= George Williams (musician) =

George Dale "The Fox" Williams (November 5, 1917 – April 17, 1988) was a musician, composer, and an arranger for a number of major big bands, including Jimmie Lunceford, Glenn Miller, Gene Krupa, Sonny Dunham, and Ray Anthony.

==Career==
He co-wrote and arranged the hit song "It Must Be Jelly ('Cause Jam Don't Shake like That)" with pianist Chummy MacGregor for Glenn Miller and "Gene's Boogie" with Gene Krupa. He arranged "Hamp's Boogie Woogie" for Lionel Hampton. He co-wrote with Ray Anthony his hit songs "Lackawanna Local" and "The Fox" and arranged "The Bunny Hop", co-written by Ray Anthony, and most of Anthony's recorded arrangements. He wrote arrangements for Harry James, Vaughn Monroe, Charlie Ventura, and his recording band, for which he produced two LPs and an EP in the late 1950s as a leader.

In addition, he arranged and conducted the music for Barbra Streisand's first commercial single, "Happy Days Are Here Again" (1962). Williams was a ghostwriter for the arrangements on Jackie Gleason's television show and arranged Gleason's albums in the 1950s and 1960s. Other performers for whom he wrote arrangements include: Count Basie, Mike Douglas, Les & Larry Elgart, Bobby Hackett and the Glenn Miller Orchestra.

== Discography ==
- The Fox in HiFi (Brunswick, 1955)
- Such Beautiful Music (RCA Victor, 1956)
- Swing Classics in Hi-Fi / Swing Classics in Stereo (United Artists, 1959)
- Put On Your Dancing Shoes (United Artists, 1960)

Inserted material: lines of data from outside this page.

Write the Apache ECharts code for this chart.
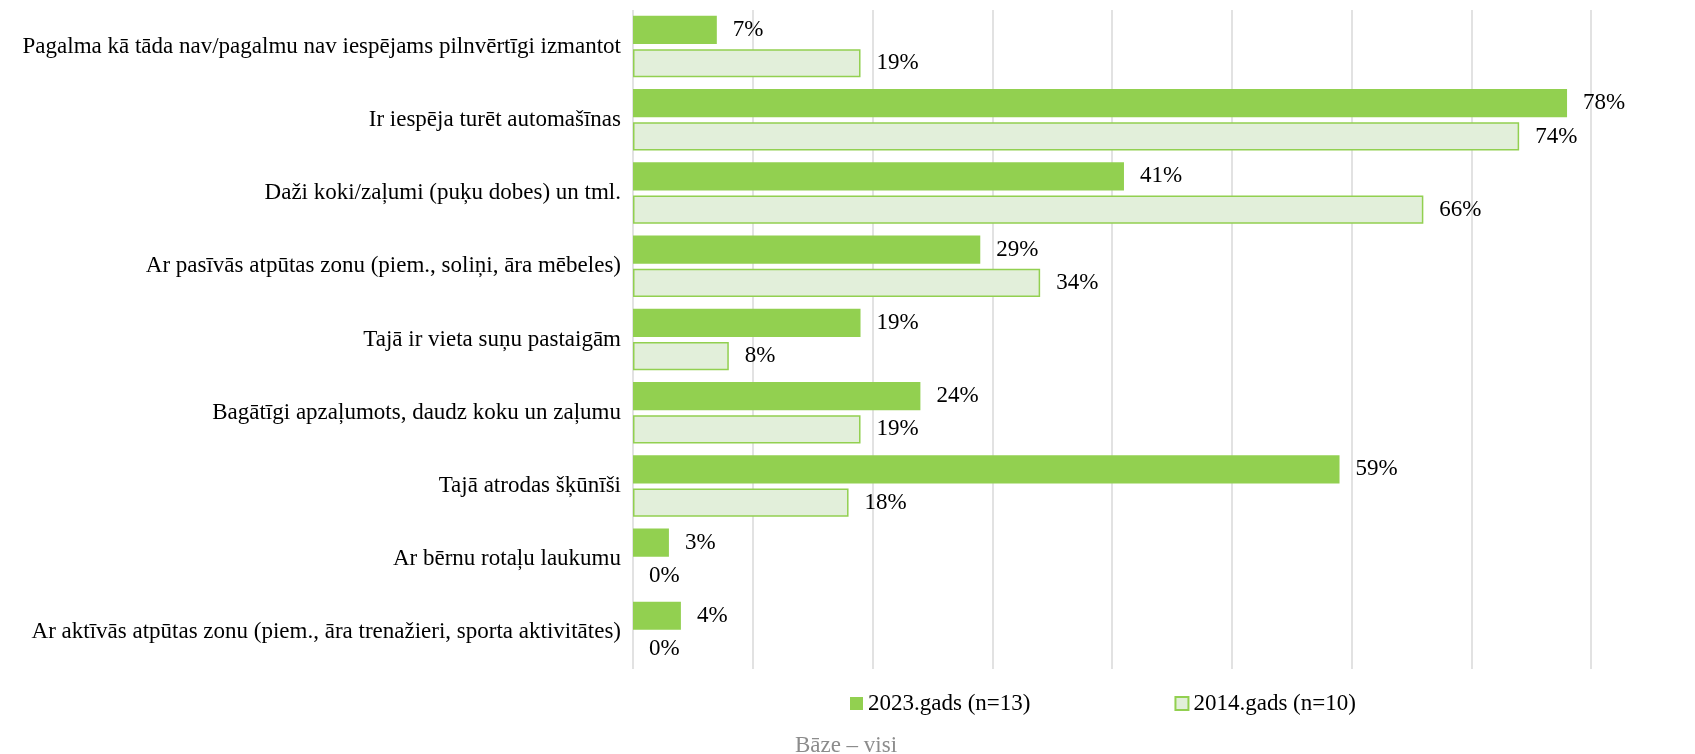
<!DOCTYPE html>
<html>
<head>
<meta charset="utf-8">
<script src="https://cdn.jsdelivr.net/npm/echarts@6/dist/echarts.min.js"></script>
<style>html,body{margin:0;padding:0;background:#fff}#c{width:1695px;height:754px}</style>
</head>
<body>
<div id="c"></div>
<script>
const categories = [
  "Pagalma kā tāda nav/pagalmu nav iespējams pilnvērtīgi izmantot",
  "Ir iespēja turēt automašīnas",
  "Daži koki/zaļumi (puķu dobes) un tml.",
  "Ar pasīvās atpūtas zonu (piem., soliņi, āra mēbeles)",
  "Tajā ir vieta suņu pastaigām",
  "Bagātīgi apzaļumots, daudz koku un zaļumu",
  "Tajā atrodas šķūnīši",
  "Ar bērnu rotaļu laukumu",
  "Ar aktīvās atpūtas zonu (piem., āra trenažieri, sporta aktivitātes)"
];
const values2023 = [7, 78, 41, 29, 19, 24, 59, 3, 4];
const values2014 = [19, 74, 66, 34, 8, 19, 18, 0, 0];
const seriesNames = ["2023.gads (n=13)", "2014.gads (n=10)"];
const baseText = "Bāze – visi";

const font = "'Liberation Serif', 'Times New Roman', serif";
const chart = echarts.init(document.getElementById('c'));
const labelCfg = {
  show: true, position: 'right', distance: 16,
  formatter: p => p.value + '%',
  color: '#000', fontFamily: font, fontSize: 23
};
chart.setOption({
  animation: false,
  title: {
    text: baseText, left: 841, top: 729, textAlign: 'center',
    textStyle: { color: '#8c8c8c', fontFamily: font, fontSize: 23, fontWeight: 'normal' }
  },
  legend: {
    left: 845, top: 687, itemGap: 144, itemWidth: 13, itemHeight: 13,
    icon: 'rect',
    textStyle: { color: '#000', fontFamily: font, fontSize: 23 },
    data: seriesNames
  },
  grid: { left: 633, right: 104, top: 10, bottom: 85 },
  xAxis: {
    type: 'value', min: 0, max: 80, interval: 10,
    axisLabel: { show: false }, axisLine: { show: false }, axisTick: { show: false },
    splitLine: { show: true, lineStyle: { color: '#d9d9d9', width: 1.5 } }
  },
  yAxis: {
    type: 'category', data: categories, inverse: true,
    axisLine: { show: false }, axisTick: { show: false },
    axisLabel: { color: '#000', fontFamily: font, fontSize: 23, margin: 12 }
  },
  series: [
    {
      name: seriesNames[0], type: 'bar', data: values2023,
      barCategoryGap: '16%', barGap: '18%',
      itemStyle: { color: '#92d050' },
      label: labelCfg
    },
    {
      name: seriesNames[1], type: 'bar',
      data: values2014.map(v => v === 0 ? { value: v, itemStyle: { borderWidth: 0 } } : v),
      barCategoryGap: '16%', barGap: '18%',
      itemStyle: { color: '#e2efda', borderColor: '#92d050', borderWidth: 1.5 },
      label: labelCfg
    }
  ]
});
</script>
</body>
</html>
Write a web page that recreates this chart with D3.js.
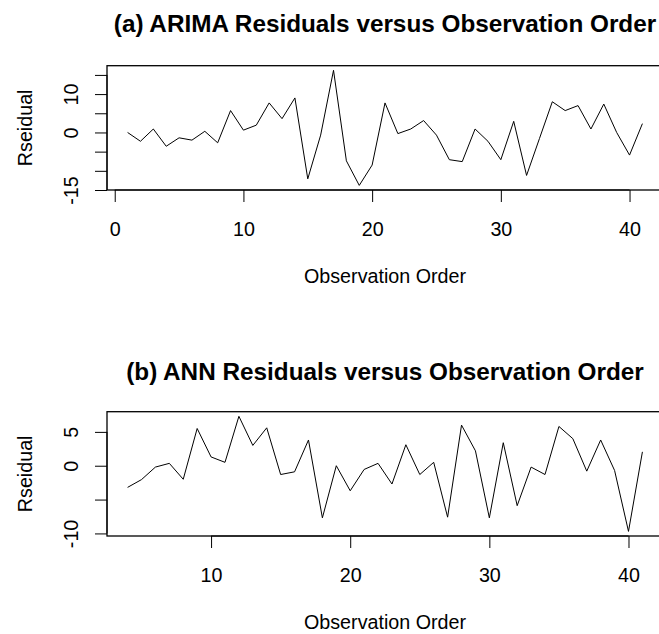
<!DOCTYPE html>
<html>
<head>
<meta charset="utf-8">
<script src="https://cdn.jsdelivr.net/npm/d3@7"></script>
<style>
  body { margin: 0; background: #fff; }
  text { font-family: "Liberation Sans", Arial, sans-serif; fill: #000; }
</style>
</head>
<body>
<div id="chart"></div>
<script>
// ARIMA residuals, observations 1..41
const arimaObs = d3.range(1, 42)
const arimaResid = [0, -2.3, 0.9, -3.6, -1.4, -2.0, 0.3, -2.7, 5.7, 0.6,
  1.9, 7.7, 3.6, 9.0, -12.1, -0.7, 16.2, -7.4, -13.8, -8.5,
  7.7, -0.3, 0.9, 3.1, -0.7, -7.1, -7.6, 0.9, -2.3, -7.1,
  2.9, -11.2, -1.6, 8.0, 5.7, 7.0, 0.9, 7.4, 0, -5.9, 2.3]
const arimaXTicks = [0, 10, 20, 30, 40]
const arimaYTicks = [-15, -10, -5, 0, 5, 10, 15]
const arimaYLabels = [-15, 0, 10]

// ANN residuals, observations 4..41
const annObs = d3.range(4, 42)
const annResid = [-3.2, -2.05, -0.2, 0.35, -2.0, 5.5, 1.3, 0.5, 7.3, 3.0,
  5.6, -1.3, -0.9, 3.8, -7.7, 0, -3.7, -0.55, 0.35, -2.7,
  3.1, -1.3, 0.5, -7.6, 6.0, 2.2, -7.7, 3.4, -5.9, -0.2,
  -1.3, 5.8, 4.0, -0.8, 3.8, -0.7, -9.7, 2.05]
const annXTicks = [10, 20, 30, 40]
const annYTicks = [-10, -5, 0, 5]
const annYLabels = [-10, 0, 5]

const width = 659
const height = 634
const fontSize = 19.7

const svg = d3.select("#chart")
  .append("svg")
  .attr("width", width)
  .attr("height", height)

// R style range: extend by 4% on each side
function rRange(values) {
  const [lo, hi] = d3.extent(values)
  const pad = (hi - lo) * 0.04
  return [lo - pad, hi + pad]
}

function drawPanel(p) {
  const left = 107, plotW = 556, plotH = 124.3
  const top = p.top
  const x = d3.scaleLinear().domain(rRange(p.obs)).range([left, left + plotW])
  const y = d3.scaleLinear().domain(rRange(p.resid)).range([top + plotH, top])
  const bottom = top + plotH

  // title
  svg.append("text")
    .attr("x", left + plotW / 2)
    .attr("y", top - p.titleGap)
    .attr("text-anchor", "middle")
    .style("font-size", "24.3px")
    .style("font-weight", "bold")
    .text(p.title)

  // line
  const line = d3.line()
    .x((d, i) => x(p.obs[i]))
    .y(d => y(d))
  svg.append("path")
    .datum(p.resid)
    .attr("d", line)
    .attr("fill", "none")
    .attr("stroke", "#000")
    .attr("stroke-width", 1)

  // box
  svg.append("rect")
    .attr("x", left)
    .attr("y", top)
    .attr("width", plotW)
    .attr("height", plotH)
    .attr("fill", "none")
    .attr("stroke", "#000")
    .attr("stroke-width", 1.3)

  // x axis
  const gx = svg.append("g")
    .attr("transform", "translate(0," + bottom + ")")
    .call(d3.axisBottom(x).tickValues(p.xTicks).tickSize(12).tickSizeOuter(0))
  gx.select(".domain").remove()
  gx.append("line")
    .attr("x1", x(p.xTicks[0])).attr("x2", x(p.xTicks[p.xTicks.length - 1]))
    .attr("stroke", "#000")
  gx.selectAll(".tick line").attr("stroke-width", 1)
  gx.selectAll(".tick text")
    .attr("y", 46)
    .attr("dy", 0)
    .style("font-size", fontSize + "px")

  // y axis
  const gy = svg.append("g")
    .attr("transform", "translate(" + left + ",0)")
    .call(d3.axisLeft(y).tickValues(p.yTicks).tickSize(12).tickSizeOuter(0)
      .tickFormat(d => p.yLabels.includes(d) ? d : ""))
  gy.select(".domain").remove()
  gy.append("line")
    .attr("y1", y(p.yTicks[0])).attr("y2", y(p.yTicks[p.yTicks.length - 1]))
    .attr("stroke", "#000")
  gy.selectAll(".tick text")
    .attr("x", 0)
    .attr("dy", 0)
    .attr("text-anchor", "middle")
    .attr("transform", "translate(-28.7,0) rotate(-90)")
    .style("font-size", fontSize + "px")

  // axis titles
  svg.append("text")
    .attr("x", left + plotW / 2)
    .attr("y", bottom + 92.7)
    .attr("text-anchor", "middle")
    .style("font-size", fontSize + "px")
    .text("Observation Order")

  svg.append("text")
    .attr("transform", "translate(31.7," + (top + plotH / 2) + ") rotate(-90)")
    .attr("text-anchor", "middle")
    .style("font-size", fontSize + "px")
    .text("Rseidual")
}

drawPanel({
  top: 65.7, titleGap: 34,
  title: "(a) ARIMA Residuals versus Observation Order",
  obs: arimaObs, resid: arimaResid,
  xTicks: arimaXTicks, yTicks: arimaYTicks, yLabels: arimaYLabels
})

drawPanel({
  top: 411.7, titleGap: 31.5,
  title: "(b) ANN Residuals versus Observation Order",
  obs: annObs, resid: annResid,
  xTicks: annXTicks, yTicks: annYTicks, yLabels: annYLabels
})
</script>
</body>
</html>
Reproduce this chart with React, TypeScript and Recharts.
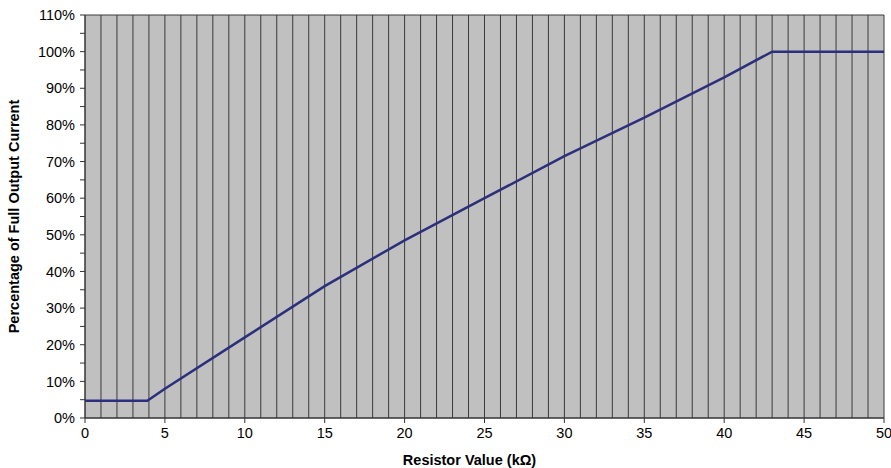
import { LineChart, Line, XAxis, YAxis, CartesianGrid } from "recharts";

// resistor value (kΩ) vs percentage of full output current
const resistance = [0, 3.9, 5, 10, 15, 20, 25, 30, 35, 40, 43, 50];
const currentPct = [4.7, 4.7, 8, 22, 36, 48.5, 60, 71.5, 82, 93, 100, 100];

const xTicks = [0, 5, 10, 15, 20, 25, 30, 35, 40, 45, 50];
const xGridTicks = Array.from({ length: 51 }, (_, i) => i);
const yTicks = [0, 5, 10, 15, 20, 25, 30, 35, 40, 45, 50, 55, 60, 65, 70, 75, 80, 85, 90, 95, 100, 105, 110];
const yGridTicks = [0, 10, 20, 30, 40, 50, 60, 70, 80, 90, 100, 110];

const data = resistance.map((r, i) => ({ r, pct: currentPct[i] }));

const font = "'Liberation Sans', Arial, sans-serif";

export default function App() {
  return (
    <div style={{ position: "absolute", left: 0, top: 0, fontFamily: font }}>
      <LineChart width={891} height={468} data={data} margin={{ top: 15, right: 7, bottom: 0, left: 0 }}>
        <CartesianGrid
          xAxisId="grid"
          yAxisId="grid"
          fill="#c0c0c0"
          stroke="#3a3a3a"
          strokeWidth={1}
          fillOpacity={1}
        />
        <XAxis
          dataKey="r"
          type="number"
          domain={[0, 50]}
          ticks={xTicks}
          interval={0}
          height={50}
          stroke="#333"
          tickSize={5}
          tick={{ fill: "#000", fontSize: 14.5, fontFamily: font }}
          tickMargin={5}
          label={{ value: "Resistor Value (kΩ)", position: "insideBottom", offset: 3, dx: -15, fill: "#000", fontSize: 14.5, fontWeight: "bold", fontFamily: font }}
        />
        <XAxis xAxisId="grid" dataKey="r" type="number" domain={[0, 50]} ticks={xGridTicks} interval={0} hide />
        <YAxis
          type="number"
          domain={[0, 110]}
          ticks={yTicks}
          interval={0}
          width={85}
          stroke="#333"
          tickSize={5}
          tickMargin={5}
          tick={{ fill: "#000", fontSize: 14.5, fontFamily: font }}
          tickFormatter={(v: number) => (v % 10 === 0 ? `${v}%` : "")}
          label={{ value: "Percentage of Full Output Current", angle: -90, position: "insideLeft", offset: 14, style: { textAnchor: "middle" }, fill: "#000", fontSize: 14.5, fontWeight: "bold", fontFamily: font }}
        />
        <YAxis yAxisId="grid" type="number" domain={[0, 110]} ticks={yGridTicks} interval={0} hide />
        <Line
          type="linear"
          dataKey="pct"
          stroke="#2b2f7c"
          strokeWidth={2.5}
          dot={false}
          isAnimationActive={false}
        />
      </LineChart>
    </div>
  );
}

===As Arranger or conductor===
With Louis Bellson
- Big Band Jazz from the Summit (Roulette, 1962)

With Roy Eldridge
- Rockin' Chair (Clef, 1951)

==Sources==
- Flower, John (1972). Moonlight Serenade: a bio-discography of the Glenn Miller Civilian Band. New Rochelle, NY: Arlington House. ISBN 0-87000-161-2.
- Miller, Glenn (1943). Glenn Miller's Method for Orchestral Arranging. New York: Mutual Music Society. ASIN: B0007DMEDQ
- Simon, George Thomas (1971). Simon Says. New York: Galahad. ISBN 0-88365-001-0.
- Simon, George Thomas (1980). Glenn Miller and His Orchestra. New York: Da Capo paperback. ISBN 0-306-80129-9.